An unfavorable mortgage pricing adjustment that worsens rate, points, credits, or costs.
A pricing hit is an unfavorable mortgage pricing adjustment that makes the rate, points, lender credits, or overall cost worse for the borrower.
Pricing hit matters because a borrower may qualify for the loan but still receive less favorable pricing than expected. The issue is not always approval. Sometimes the file is still approvable, but the loan characteristics place it in a more expensive pricing bucket.
It also matters because a pricing hit can be hidden inside several different numbers. It might show up as a higher rate, more discount points, reduced lender credits, or a larger amount of cash needed at closing.
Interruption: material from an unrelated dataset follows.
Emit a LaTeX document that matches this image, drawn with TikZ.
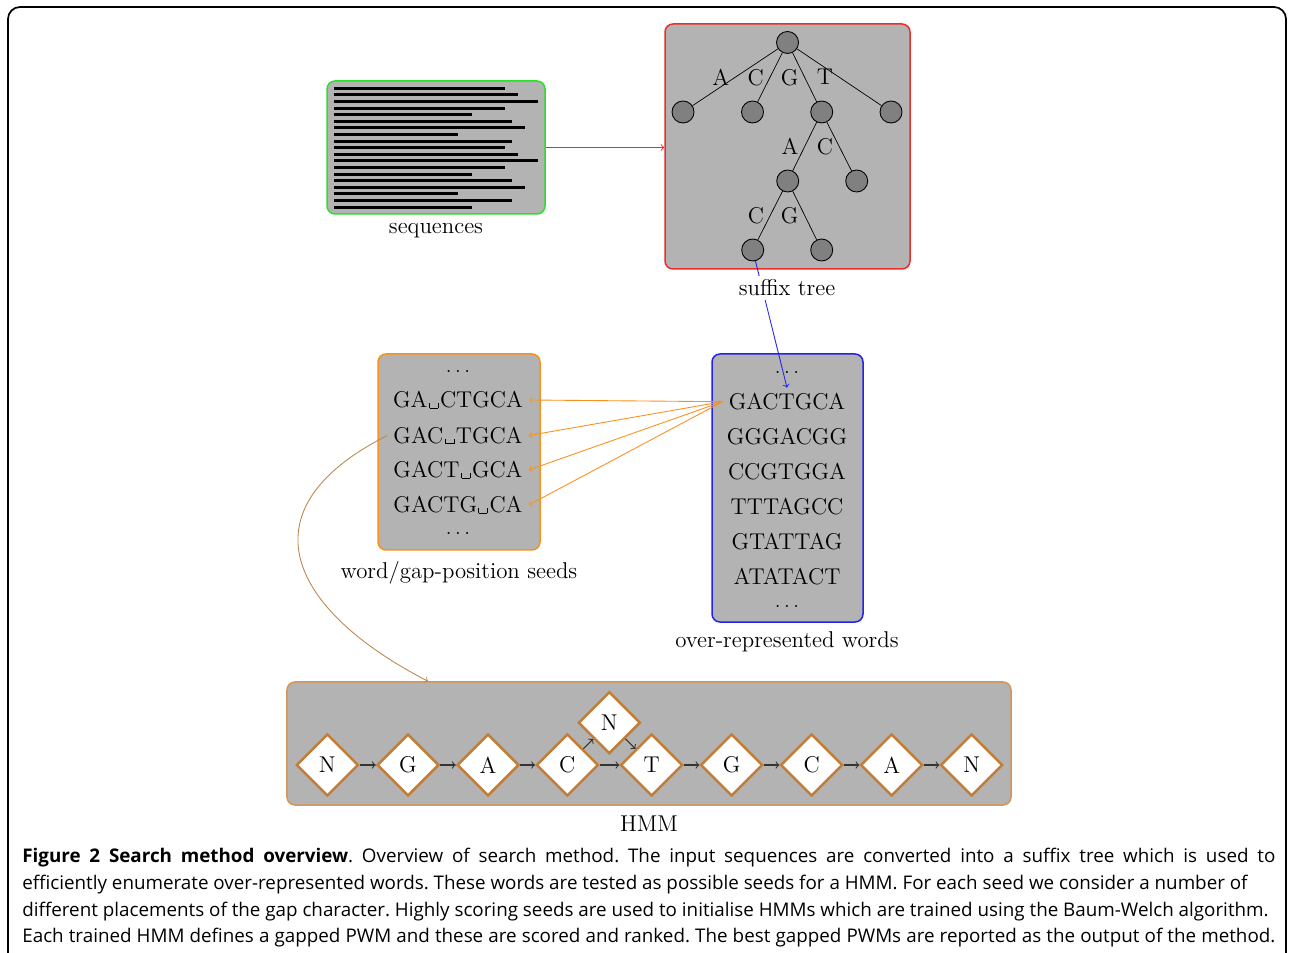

Borrowers may hear pricing-hit language during quote review, underwriting updates, rate-lock discussions, or when a lender explains why a revised scenario no longer matches the first quote.
The term becomes practical when credit, loan-to-value, property type, occupancy, lock period, or program choice changes the mortgage quote.
| Pricing output | How the hit may appear |
|---|---|
| Interest rate | The borrower may need a higher rate for the same cost structure |
| Discount points | The borrower may need to pay more upfront to keep the same rate |
| Lender credits | The available credit may shrink or disappear |
| Cash to close | The borrower may need more money at closing |
A borrower is first quoted using an expected credit-score tier. Later, updated information places the file in a less favorable tier. The lender explains that the lower tier creates a pricing hit, so the borrower can either accept a higher rate or pay more upfront to keep a similar rate.
Pricing hit differs from Pricing Adjustment because pricing adjustment is neutral wording. A pricing hit specifically means the change is unfavorable to the borrower.
It also differs from Loan-Level Price Adjustment. An LLPA is a specific loan-level adjustment type. A pricing hit is the borrower-facing effect of an unfavorable adjustment or pricing bucket.
It also differs from Discount Points. Points are one possible way a pricing hit can be absorbed, but the hit itself is the unfavorable pricing change.